Me enorgullezco enormemente de contar con amigos que aman las montañas, exploradores extremos que se atreven a escalar las cumbres más elevadas, a caminar sobre hielo, rocas, nieve y arenales. Me asombran sus historias y su loca audacia aventurera, alimentada por una férrea y empecinada voluntad para alcanzar la cima y llegar un poco más lejos. Forzar los límites del cuerpo ante el irresistible desafío de subidas escabrosas que parecen no tener fin y descensos tan resbaladizos como peligrosos.
El pasado fin de semana hice mi primera cumbre. Llegué hasta donde me propuse llegar gracias al apoyo, compañía y los sabios consejos de mis experimentados amigos montañeros. Me enseñaron, por ejemplo, que durante una escalada, cada paso requiere una atención plena y una planificación cuidadosa, que hay que estar atentos a las nubes, al viento, a confiar en la fuerza de nuestras piernas, a encontrar un ritmo propio, a estar pendiente del compañero, a esperar al que se queda rezagado, porque no se deja a nadie atrás; hay que subir y bajar todos juntos.
Me enseñaron también que llegar a la cima es apenas la mitad del camino, pues el descenso es parte de la ascensión. Hasta que se regresa al punto de partida, la montaña no se ha terminado. Bajar resulta algunas veces más peligroso y hay que prestarle mucha más atención. Me advirtieron de no caer en la trampa de dar tanta importancia al hecho de alcanzar una cima, que me concentre en disfrutar cada paso que nos conduce hacia ella. Y es que ahí el triunfo es otro, estar ahí es la recompensa. Aprendí que en la montaña se gana siempre.
Cuentan que algunos montañistas lloran mucho y sin reparos ante el encanto de un paisaje impresionante, después de escuchar durante horas el eco de los propios pasos en el vacío. Confieso que también lloré, aunque todavía no sé si fue de alegría por haber enfrentado y superado muchos miedos o porque las vistas que me rodeaban eran de tal belleza, que no pudo ser contenida en mi cuerpo y pidió salir para poder expresarse. Tal vez por eso mis amigos aman, ríen y lloran en la montaña, porque arriba, lejos del caos del mundo y en medio del silencio, fundidos con la naturaleza, encuentran un remanso de paz que los conduce a la plenitud de la existencia.

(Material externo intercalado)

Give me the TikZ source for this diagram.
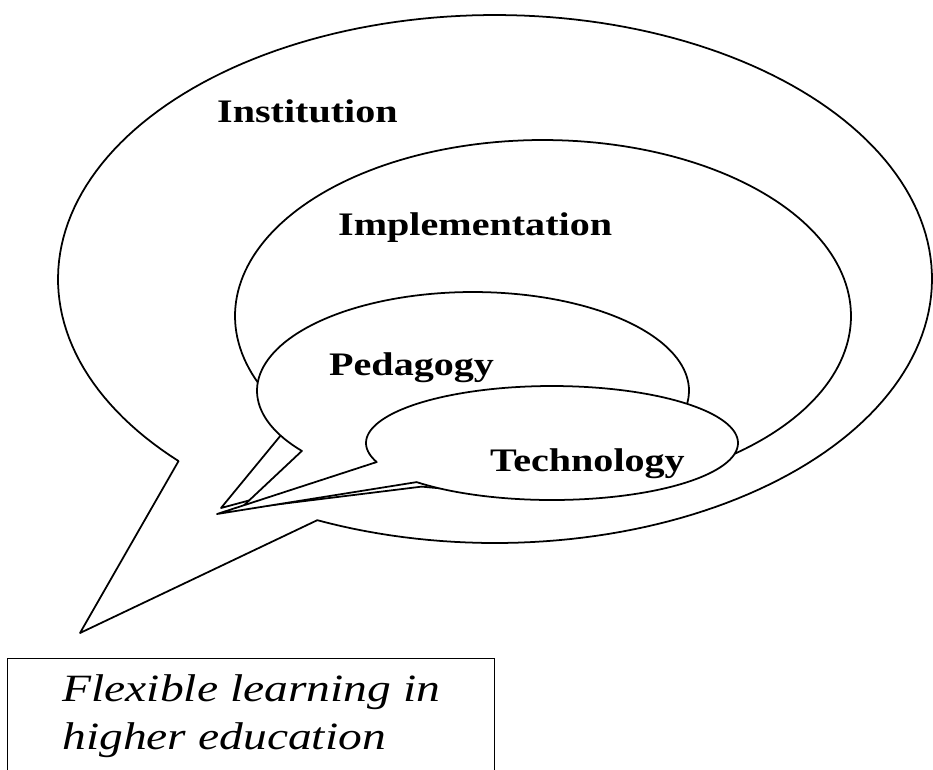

La montaña, dicen ellos, nunca es la misma en cada ascenso, al igual que nosotros, siempre cambia. Sin embargo, compartir las emociones vividas con el abrazo afectuoso de las ocasiones especiales y recordar las experiencias del camino, nos hace cómplices de una locura que solo los que suben las montañas entienden, padecen y no cambian por nada.
Existen tantas historias de estos amantes de la naturaleza como respuestas a la pregunta: ¿Por qué subes? La mayoría termina por coincidir con la simple, pero acertada y profunda declaración de George Mallory, uno de los mayores alpinistas de inicios del siglo pasado: “¿Por qué subo montañas? Porque están ahí”.